> [What to work on]: Quote every line below exactly as it reads.

================================

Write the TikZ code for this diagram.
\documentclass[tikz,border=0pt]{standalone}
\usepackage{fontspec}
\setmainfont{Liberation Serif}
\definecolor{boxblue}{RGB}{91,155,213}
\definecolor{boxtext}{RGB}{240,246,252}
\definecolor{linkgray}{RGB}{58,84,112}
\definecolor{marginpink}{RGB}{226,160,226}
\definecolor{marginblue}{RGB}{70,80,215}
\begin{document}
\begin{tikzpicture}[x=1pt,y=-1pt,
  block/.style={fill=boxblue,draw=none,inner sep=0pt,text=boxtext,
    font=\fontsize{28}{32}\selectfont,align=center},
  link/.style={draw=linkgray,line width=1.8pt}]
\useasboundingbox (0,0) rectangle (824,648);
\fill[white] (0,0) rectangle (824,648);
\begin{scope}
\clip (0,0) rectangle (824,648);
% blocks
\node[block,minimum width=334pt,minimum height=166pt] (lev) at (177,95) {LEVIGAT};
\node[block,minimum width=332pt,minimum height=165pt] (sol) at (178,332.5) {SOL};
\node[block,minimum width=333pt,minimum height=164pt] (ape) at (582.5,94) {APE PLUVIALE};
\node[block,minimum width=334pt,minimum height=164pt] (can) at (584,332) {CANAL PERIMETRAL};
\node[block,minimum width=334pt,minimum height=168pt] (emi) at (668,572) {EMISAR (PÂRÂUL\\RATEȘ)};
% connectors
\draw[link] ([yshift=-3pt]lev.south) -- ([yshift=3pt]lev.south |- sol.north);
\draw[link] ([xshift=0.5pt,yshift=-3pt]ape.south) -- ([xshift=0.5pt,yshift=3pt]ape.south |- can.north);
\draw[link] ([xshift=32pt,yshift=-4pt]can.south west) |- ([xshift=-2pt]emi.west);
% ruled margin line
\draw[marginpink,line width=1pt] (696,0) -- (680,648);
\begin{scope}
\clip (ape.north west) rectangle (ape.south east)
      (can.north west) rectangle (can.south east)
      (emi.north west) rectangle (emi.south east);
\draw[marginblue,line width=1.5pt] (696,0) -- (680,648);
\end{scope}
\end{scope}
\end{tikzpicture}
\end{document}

================================

> [Exercise solution]:
Write the TikZ code for this diagram.
\documentclass[tikz,border=0pt]{standalone}
\usepackage{fontspec}
\setmainfont{Liberation Serif}
\definecolor{boxblue}{RGB}{91,155,213}
\definecolor{boxtext}{RGB}{240,246,252}
\definecolor{linkgray}{RGB}{58,84,112}
\definecolor{marginpink}{RGB}{226,160,226}
\definecolor{marginblue}{RGB}{70,80,215}
\begin{document}
\begin{tikzpicture}[x=1pt,y=-1pt,
  block/.style={fill=boxblue,draw=none,inner sep=0pt,text=boxtext,
    font=\fontsize{28}{32}\selectfont,align=center},
  link/.style={draw=linkgray,line width=1.8pt}]
\useasboundingbox (0,0) rectangle (824,648);
\fill[white] (0,0) rectangle (824,648);
\begin{scope}
\clip (0,0) rectangle (824,648);
% blocks
\node[block,minimum width=334pt,minimum height=166pt] (lev) at (177,95) {LEVIGAT};
\node[block,minimum width=332pt,minimum height=165pt] (sol) at (178,332.5) {SOL};
\node[block,minimum width=333pt,minimum height=164pt] (ape) at (582.5,94) {APE PLUVIALE};
\node[block,minimum width=334pt,minimum height=164pt] (can) at (584,332) {CANAL PERIMETRAL};
\node[block,minimum width=334pt,minimum height=168pt] (emi) at (668,572) {EMISAR (PÂRÂUL\\RATEȘ)};
% connectors
\draw[link] ([yshift=-3pt]lev.south) -- ([yshift=3pt]lev.south |- sol.north);
\draw[link] ([xshift=0.5pt,yshift=-3pt]ape.south) -- ([xshift=0.5pt,yshift=3pt]ape.south |- can.north);
\draw[link] ([xshift=32pt,yshift=-4pt]can.south west) |- ([xshift=-2pt]emi.west);
% ruled margin line
\draw[marginpink,line width=1pt] (696,0) -- (680,648);
\begin{scope}
\clip (ape.north west) rectangle (ape.south east)
      (can.north west) rectangle (can.south east)
      (emi.north west) rectangle (emi.south east);
\draw[marginblue,line width=1.5pt] (696,0) -- (680,648);
\end{scope}
\end{scope}
\end{tikzpicture}
\end{document}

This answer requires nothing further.